Anchor Text Harvesting
This article explains how to crawl a single domain and generate a complete list of all external anchor text used.
- Log into 80legs and create a new job. You can name it whatever you like.
- Add the URL of the domain you wish to crawl in the “Simple” mode of “Seed List of URLs” field.
- Set the parameters of “Outgoing Links to Crawl” settings (typically the third option)
- Paying customers can change the maximum number of crawls, otherwise leave it at 1000.
- Don’t touch anything else. Hit “Create Crawl” and wait for the crawler to finish the job.
The time to completion depends on how busy the server farm is, but in most cases it takes about 24 hours. Once completed you will be able to download your results by using the Java app.
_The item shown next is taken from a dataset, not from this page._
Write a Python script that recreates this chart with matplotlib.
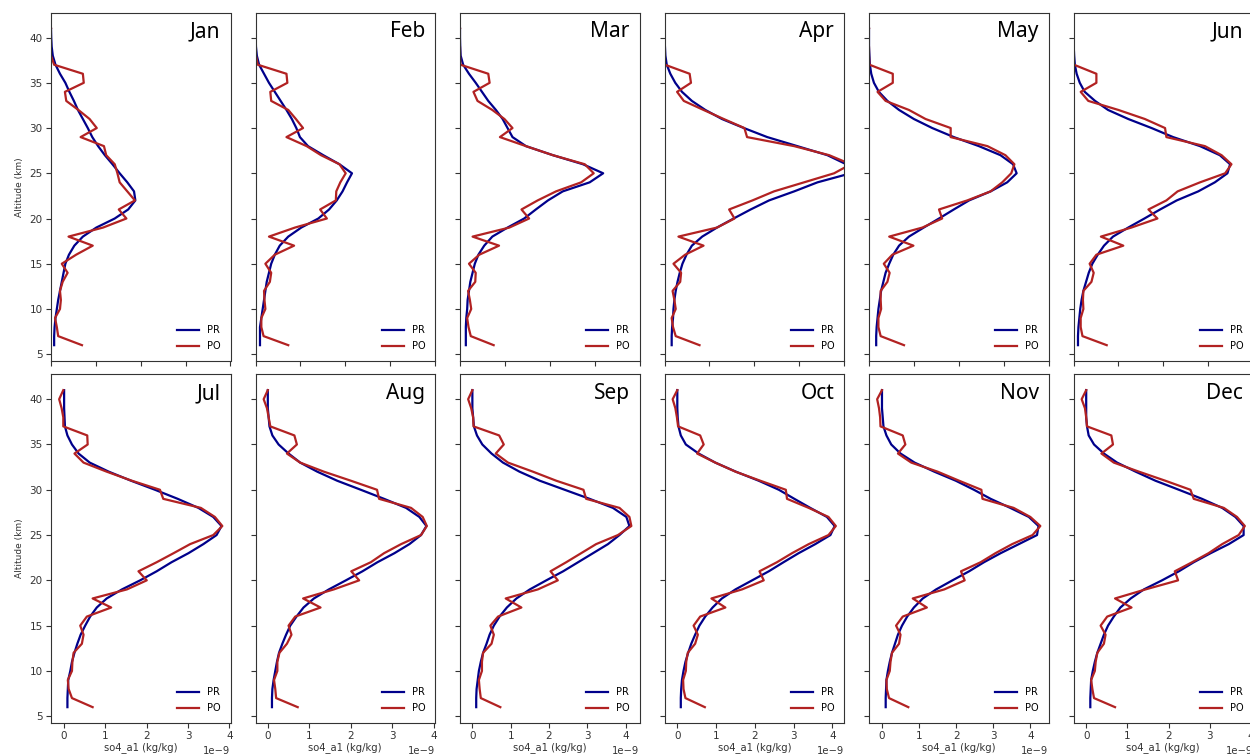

You will need to activate it using your personal security token which is visible on any job results page.
- Load the Java downloader app and select Document Data “XML to CSV” in the results drop down.
- Select which local directory you wish to download to.
- Start download by clicking on the “ANALYZED_URL” row in the available download files.
Note that some post-download processing may take place so be patient until the whole process has been completed. You will notice all temporary files will disappear from the download directory.
Now you have a whole lot of data you can do wonderful things with including external link anchor text analysis, which is what we’ll focus on in this article.
Ancore is a simple utility we built which converts the 80legs output file into a usable CSV formatted to show:
- Linking URL
- Linked URL
- Anchor Text
Processing your file in Ancore is simple. Enter the crawled domain URL, choose the 80Legs export .zip and hit “Check now!” button.
Download will start shortly after that and the output file will contain something similar to this:
We’re going to give you access to raw anchor text data of Google’s very own blog. Download it and let us know what you can tell about their linking style. Share your observations. How do they link, why do they link?
My initial observation is that Google uses rel=”nofollow” only on one article, and that article talks about nofollow usage.